The right person at the right time
Published: Tuesday, May 15, 2012
Updated: Monday, August 27, 2012 16:08
It’s 7:15 a.m. and the sun is rising on Kelvyn Park High School in Chicago’s Hermosa community. The hallways are quiet and empty, but in room 132 the City Year team is meeting for their morning ritual readiness check. All 10 members stand in a circle and inspect their uniforms – khaki pants with red and white tops displaying their City Year patch. They end by reciting the words of Dr. Martin Luther King Jr.
“A heart full of grace, my mind up to pace,” they all say in unison. “And a soul generated by love.”
This is the motto of City Year, a nation-wide nonprofit organization that immerses highly trained individuals, ranging from 17 to 24 years old, in at-risk public schools in order to combat the nation’s present dropout crisis. Over 1 million students drop out of school every year. The program focuses on three areas: attendance, behavior and course performance. According to a study by Johns Hopkins University, targeting these areas as early as sixth grade can enhance a student’s chance of graduating and continuing on to college.

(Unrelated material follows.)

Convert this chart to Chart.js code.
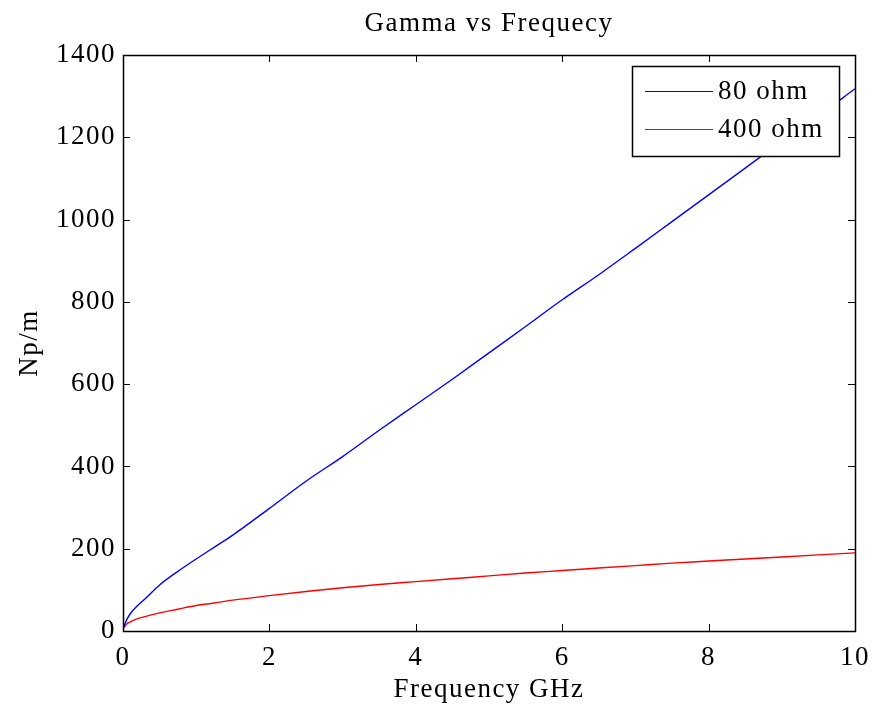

Right as the students walk into school, the corps members are outside the main entrance, greeting them with high fives, wishing them good luck and reciting motivational chants. At the start of the day, they foster a supportive and encouraging climate that makes students want to come back the day after.
“The greatest success happens when a student feels an adult cares about them,” said Kelvyn Park Assistant Principal Carol Garai. “City Year creates a type of positive energy felt throughout the whole building.”
One year ago, positive energy was one of many things lacking at Kelvyn Park, along with the school’s ability to adhere to federal performance and attendance standards, placing the school under academic probation. Many students were failing in their classes or not even showing up for school.
“There’s a lot of cultural reasons, such as single parent homes and children having children,” Garai said, adding that 95 percent of the student body is under the federal lunch program. “It’s likely many students are working full-time jobs to put food on the table, and school is seen as less of a priority.”
Garai believes in encouraging youth with the benefits of a higher education, which in turn can break the socially repetitive cycle when no one in the family has ever attended college. But Kelvyn Park’s tight budget limited it from the resources required to initiate such change. After a two-year application process consisting of demographic and neighborhood problem reports, in 2011 Kelvyn Park received a federal education grant giving it the means to implement new practices such as City Year.
“Working with students who come from difficult situations makes you realize the disparity of education,” Carina Gonzalez, a team leader, said. “The system expects them to adhere to certain standards and go back to lives that aren’t conducive to that type of learning.”
Corps members promote constructive learning environments by actively assisting students in the classroom, holding individual sessions with students throughout the day and hosting tutoring sessions after school.
“You make an impact just by relating to them, listening and being yourself ,” she said. “It’s a great feeling.”
Working with Gonzalez is senior Alex McLaughlin. McLaughlin is one of 14 City Year members that are DePaul alumni, placing DePaul among the top universities across the country with graduates working in City Year.
“It comes from DePaul’s Vincentian model of leadership,” McLaughlin said, referring to DePaul’s ongoing mission to reach out to underserved populations.
As a psychology student with a concentration in human services, DePaul required and provided an internship for McLaughlin with an education-focused non-profit, inspiring her to apply for City Year shortly after graduating. After experiencing why 40 to 60 percent of freshmen don’t graduate from urban public schools that service low-income communities, she wants to continue working towards a solution.
Garai explained the effect City Year has on the student body. In one year, attendance rates have risen and students voluntarily attend tutoring sessions as they become more actively engaged in their academics.
In a society where every 26 seconds a student gives up on school, instilling change in an environment where it’s needed most is not the easiest job. The days are long, the stress can be overwhelming and the result of your work is sometimes hard to see when new obstacles are constantly arising. Overall improvement may not happen overnight, but the City Year team is still hopeful their efforts at Kelvyn Park are creating a lasting impact.
At 4:30 p.m. the after school tutoring session is coming to a close. As the City Year team is saying goodbye to their students before heading into their evening meeting, a student says bye to corps member Lara Mbayed and begins walking towards the exit.
He stops and turns around. “Oh yeah, I’m getting a ‘B’ in that class now,” he said. “I raised it from a D.”